A painful beginning, and the illusion of punishment
I didn’t have what most would call an easy childhood—or adolescence, for that matter. Life felt like a battle from the very start, full of obstacles that I couldn’t understand. For a long time, I was convinced that life itself had something against me, as if I had been singled out to be punished. As I grew older, I did what many do when they don’t feel safe: I built walls. I wore every mask I could find, crafted personas to hide behind, and moved through the world carrying my wounds like invisible scars. I thought I needed protection from others, but in truth, I was hiding from myself.

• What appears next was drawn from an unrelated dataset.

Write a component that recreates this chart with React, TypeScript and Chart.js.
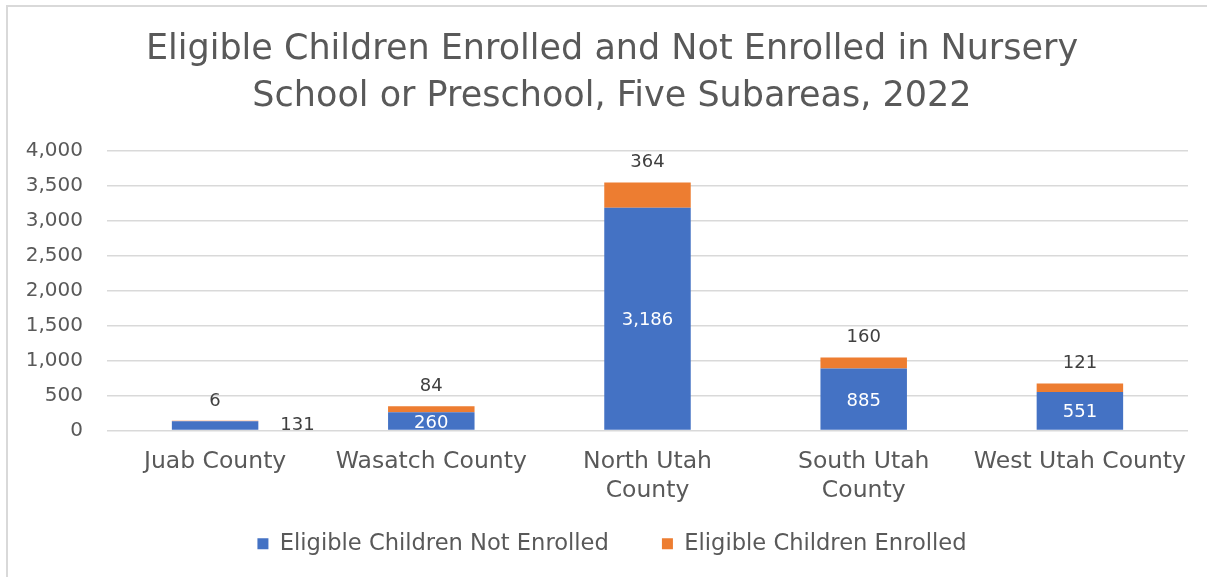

Building masks to survive a hostile world
In my inner world, I believed that love equaled pain. I had internalized that to be seen was to be hurt, and so I made sure no one ever got too close. On the outside, I appeared cheerful, helpful, even radiant to those around me. I became the one who saved others, hoping they’d need me—because being needed felt safer than being truly known. But I was never really saving myself. My relationships reflected my own inner chaos, each one a mirror showing me what I believed about my worth: that I didn’t deserve love, that I was broken, that something in me was fundamentally flawed.
The unbearable weight of false identity
Eventually, the persona I had built began to crack under its own weight. The more I tried to uphold the image, the more distant I became from my true self. That distance—the betrayal of myself—was a wound deeper than anything the world could inflict. Life, in its mysterious mercy, began to offer me invitations. Invitations to step into truth, to release the performance, to show up raw and real. But I resisted. I believed that if others saw who I really was underneath it all, they would find weakness. And so I clung to the illusion, even as it burned me from within.
The descent that leads to freedom
Then came the breaking. One cannot live forever in contradiction with the soul. The pain grew louder than the fear. The first and most painful step was facing the rejection of my family—the place where I had first learned that love came mixed with hurt. It was terrifying to step into the unknown, to no longer play the role they expected, to risk losing the only love I had known, however painful it had been. I had spent years performing even with friends, afraid that being vulnerable would cost me their affection. But when pain is all that’s left to feel, you stop fearing it—and you begin to listen.
From «why» to «what for»
In those long nights of unraveling, I asked the same questions over and over: why did I go through this, why did I allow that, why was it so hard? But eventually, the question shifted. A deeper voice inside me whispered not “why,” but “what for?” That simple shift changed everything. “Why” had kept me stuck, trapped in repetition, endlessly replaying old stories. “What for” cracked open a new space—one filled with meaning, transformation, and purpose. When I opened my heart to love—not the romantic kind, but the cosmic, sacred love that never judges—I began to understand that none of it had been in vain.
A path with no straight lines, only returns
I won’t pretend the road was smooth. Healing is not linear, and transformation is rarely gentle. But with every step, I came closer to something real. A quiet knowing began to grow in me—that I was never alone, not truly. That I had always been held, even in the darkest hours. I realized there are no errors, only lessons. No punishments, only correction. And we are never truly separate—we only forget, so that we may one day remember. The present became my home, no longer something to resist but something to surrender into, to allow it to shape and fill each experience with meaning.
Living from presence and compassion
Now, I nourish myself with each breath, with each second of awareness. I meditate not to escape life but to melt into it—to remember I am one with everything. I no longer judge others for their path, for I see each soul walking their unique journey. I watch with reverence now, knowing I have walked similar roads. And I often think—if I hadn’t lived through all those experiences, I might still be bound by the same patterns my ancestors carried. But my soul chose this path, chose these wounds, so that I could bring light to them. So that I could return.
We are bridges, and the universe watches through us
We are not here to be perfect. We are here to remember. To remember that we are bridges between heaven and earth, expressions of living love in motion. Each time you open your eyes with presence, the universe sees itself through you. Through your breath, your energy, your compassion, your love. And for me, that’s the true miracle: not that I was broken, but that I always held the key to remembering I was whole.